SUPPLIED MATERIAL

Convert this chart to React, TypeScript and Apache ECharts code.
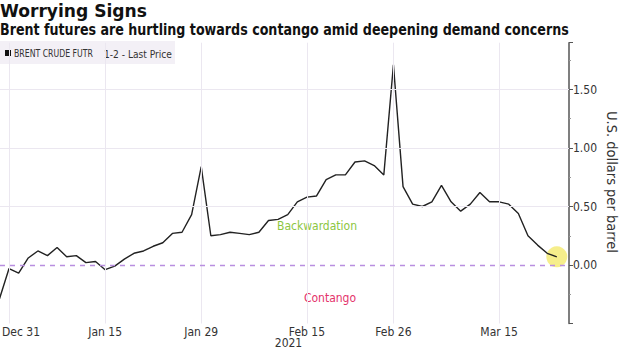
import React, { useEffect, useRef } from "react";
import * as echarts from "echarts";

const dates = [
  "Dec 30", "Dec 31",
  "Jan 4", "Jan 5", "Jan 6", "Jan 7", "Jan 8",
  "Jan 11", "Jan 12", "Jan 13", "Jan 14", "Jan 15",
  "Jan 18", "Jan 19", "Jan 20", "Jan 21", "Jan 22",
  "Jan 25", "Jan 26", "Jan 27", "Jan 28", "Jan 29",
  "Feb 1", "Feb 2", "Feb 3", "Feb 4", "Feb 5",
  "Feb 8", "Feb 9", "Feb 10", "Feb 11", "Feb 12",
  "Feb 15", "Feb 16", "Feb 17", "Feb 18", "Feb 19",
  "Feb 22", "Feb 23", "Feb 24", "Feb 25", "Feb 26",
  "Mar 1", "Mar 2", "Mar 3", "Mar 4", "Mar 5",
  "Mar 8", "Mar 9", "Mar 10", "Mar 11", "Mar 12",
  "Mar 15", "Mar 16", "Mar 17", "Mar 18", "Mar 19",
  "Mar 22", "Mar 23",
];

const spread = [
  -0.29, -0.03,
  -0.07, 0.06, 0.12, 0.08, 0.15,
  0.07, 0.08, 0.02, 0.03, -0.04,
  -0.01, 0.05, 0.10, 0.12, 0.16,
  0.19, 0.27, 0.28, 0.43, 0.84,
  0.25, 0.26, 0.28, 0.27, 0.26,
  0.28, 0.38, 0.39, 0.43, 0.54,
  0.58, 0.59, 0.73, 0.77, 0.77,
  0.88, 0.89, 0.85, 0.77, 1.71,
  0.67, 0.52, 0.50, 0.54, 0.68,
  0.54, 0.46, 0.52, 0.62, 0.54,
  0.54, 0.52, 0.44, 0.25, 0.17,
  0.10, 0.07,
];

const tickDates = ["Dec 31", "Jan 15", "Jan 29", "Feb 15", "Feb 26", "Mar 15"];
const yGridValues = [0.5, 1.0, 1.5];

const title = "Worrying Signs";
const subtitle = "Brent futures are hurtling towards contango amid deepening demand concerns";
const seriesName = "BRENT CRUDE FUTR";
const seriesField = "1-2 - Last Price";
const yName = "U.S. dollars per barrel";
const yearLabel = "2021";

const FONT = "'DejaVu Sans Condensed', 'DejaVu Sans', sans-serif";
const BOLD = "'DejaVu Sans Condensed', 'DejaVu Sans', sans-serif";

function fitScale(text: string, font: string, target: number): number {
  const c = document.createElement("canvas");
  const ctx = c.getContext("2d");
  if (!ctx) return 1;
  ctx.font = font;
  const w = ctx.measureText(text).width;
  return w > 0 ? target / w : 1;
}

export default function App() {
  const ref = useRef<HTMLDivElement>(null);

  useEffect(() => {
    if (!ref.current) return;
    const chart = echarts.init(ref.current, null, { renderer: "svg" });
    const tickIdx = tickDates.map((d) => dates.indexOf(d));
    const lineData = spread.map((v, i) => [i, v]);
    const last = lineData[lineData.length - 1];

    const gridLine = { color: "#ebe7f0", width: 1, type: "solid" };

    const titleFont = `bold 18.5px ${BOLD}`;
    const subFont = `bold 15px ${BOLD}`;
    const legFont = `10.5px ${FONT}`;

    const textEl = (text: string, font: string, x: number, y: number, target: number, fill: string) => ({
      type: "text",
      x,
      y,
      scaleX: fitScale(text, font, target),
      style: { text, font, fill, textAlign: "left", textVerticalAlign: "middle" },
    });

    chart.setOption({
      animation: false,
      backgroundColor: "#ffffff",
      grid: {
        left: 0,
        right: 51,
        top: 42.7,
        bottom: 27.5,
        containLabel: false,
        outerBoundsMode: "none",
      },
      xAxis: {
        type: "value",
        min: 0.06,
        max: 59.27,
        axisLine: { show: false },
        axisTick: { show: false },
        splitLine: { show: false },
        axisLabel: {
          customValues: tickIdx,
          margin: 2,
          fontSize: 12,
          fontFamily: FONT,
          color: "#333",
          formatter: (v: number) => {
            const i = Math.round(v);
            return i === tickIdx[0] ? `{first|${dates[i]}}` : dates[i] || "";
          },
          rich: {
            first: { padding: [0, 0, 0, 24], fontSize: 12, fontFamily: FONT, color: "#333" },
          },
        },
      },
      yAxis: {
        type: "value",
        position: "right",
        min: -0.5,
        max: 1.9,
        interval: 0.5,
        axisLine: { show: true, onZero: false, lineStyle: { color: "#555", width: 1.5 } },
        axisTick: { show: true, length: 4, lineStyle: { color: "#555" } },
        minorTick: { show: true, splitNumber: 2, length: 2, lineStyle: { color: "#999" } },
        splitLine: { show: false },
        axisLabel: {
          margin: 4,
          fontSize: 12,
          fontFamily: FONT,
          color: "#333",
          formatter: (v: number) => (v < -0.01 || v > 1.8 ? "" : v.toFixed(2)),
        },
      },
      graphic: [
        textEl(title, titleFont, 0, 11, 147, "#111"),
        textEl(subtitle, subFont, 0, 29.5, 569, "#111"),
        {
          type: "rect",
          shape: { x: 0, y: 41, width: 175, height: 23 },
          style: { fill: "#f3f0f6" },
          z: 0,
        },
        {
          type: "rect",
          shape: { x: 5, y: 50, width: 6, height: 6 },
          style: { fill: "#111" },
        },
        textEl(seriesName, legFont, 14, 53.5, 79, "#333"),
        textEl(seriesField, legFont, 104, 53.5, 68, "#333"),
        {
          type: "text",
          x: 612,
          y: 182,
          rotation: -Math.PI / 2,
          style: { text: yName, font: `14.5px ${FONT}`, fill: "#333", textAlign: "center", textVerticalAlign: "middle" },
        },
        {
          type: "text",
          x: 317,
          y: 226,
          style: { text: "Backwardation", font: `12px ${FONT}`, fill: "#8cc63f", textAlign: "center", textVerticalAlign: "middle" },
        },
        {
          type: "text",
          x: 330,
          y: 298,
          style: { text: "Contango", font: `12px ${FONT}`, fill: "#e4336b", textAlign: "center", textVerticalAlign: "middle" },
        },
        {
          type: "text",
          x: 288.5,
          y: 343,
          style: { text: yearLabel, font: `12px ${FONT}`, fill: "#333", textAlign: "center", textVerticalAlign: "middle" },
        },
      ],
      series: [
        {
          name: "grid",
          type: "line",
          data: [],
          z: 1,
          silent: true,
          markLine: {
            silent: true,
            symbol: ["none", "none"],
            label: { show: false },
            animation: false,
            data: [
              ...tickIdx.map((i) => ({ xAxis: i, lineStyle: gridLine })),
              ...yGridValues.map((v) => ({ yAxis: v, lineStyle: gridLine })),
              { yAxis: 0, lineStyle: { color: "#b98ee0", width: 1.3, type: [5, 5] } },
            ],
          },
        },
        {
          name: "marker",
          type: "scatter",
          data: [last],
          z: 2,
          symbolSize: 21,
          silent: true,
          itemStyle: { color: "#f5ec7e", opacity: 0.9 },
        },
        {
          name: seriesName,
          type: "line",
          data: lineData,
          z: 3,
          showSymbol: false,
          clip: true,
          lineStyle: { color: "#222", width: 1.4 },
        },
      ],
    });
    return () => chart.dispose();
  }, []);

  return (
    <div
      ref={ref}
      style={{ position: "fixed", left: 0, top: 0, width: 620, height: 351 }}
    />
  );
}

INSTRUCTIONS TO FOLLOW
Skip the pictures, please, and transcribe only the lines from the beginning of the material through the one that contains "const yGridValues = [0.5, 1.0, 1.5];".

EXERCISE RESULT
Convert this chart to React, TypeScript and Apache ECharts code.
import React, { useEffect, useRef } from "react";
import * as echarts from "echarts";

const dates = [
  "Dec 30", "Dec 31",
  "Jan 4", "Jan 5", "Jan 6", "Jan 7", "Jan 8",
  "Jan 11", "Jan 12", "Jan 13", "Jan 14", "Jan 15",
  "Jan 18", "Jan 19", "Jan 20", "Jan 21", "Jan 22",
  "Jan 25", "Jan 26", "Jan 27", "Jan 28", "Jan 29",
  "Feb 1", "Feb 2", "Feb 3", "Feb 4", "Feb 5",
  "Feb 8", "Feb 9", "Feb 10", "Feb 11", "Feb 12",
  "Feb 15", "Feb 16", "Feb 17", "Feb 18", "Feb 19",
  "Feb 22", "Feb 23", "Feb 24", "Feb 25", "Feb 26",
  "Mar 1", "Mar 2", "Mar 3", "Mar 4", "Mar 5",
  "Mar 8", "Mar 9", "Mar 10", "Mar 11", "Mar 12",
  "Mar 15", "Mar 16", "Mar 17", "Mar 18", "Mar 19",
  "Mar 22", "Mar 23",
];

const spread = [
  -0.29, -0.03,
  -0.07, 0.06, 0.12, 0.08, 0.15,
  0.07, 0.08, 0.02, 0.03, -0.04,
  -0.01, 0.05, 0.10, 0.12, 0.16,
  0.19, 0.27, 0.28, 0.43, 0.84,
  0.25, 0.26, 0.28, 0.27, 0.26,
  0.28, 0.38, 0.39, 0.43, 0.54,
  0.58, 0.59, 0.73, 0.77, 0.77,
  0.88, 0.89, 0.85, 0.77, 1.71,
  0.67, 0.52, 0.50, 0.54, 0.68,
  0.54, 0.46, 0.52, 0.62, 0.54,
  0.54, 0.52, 0.44, 0.25, 0.17,
  0.10, 0.07,
];

const tickDates = ["Dec 31", "Jan 15", "Jan 29", "Feb 15", "Feb 26", "Mar 15"];
const yGridValues = [0.5, 1.0, 1.5];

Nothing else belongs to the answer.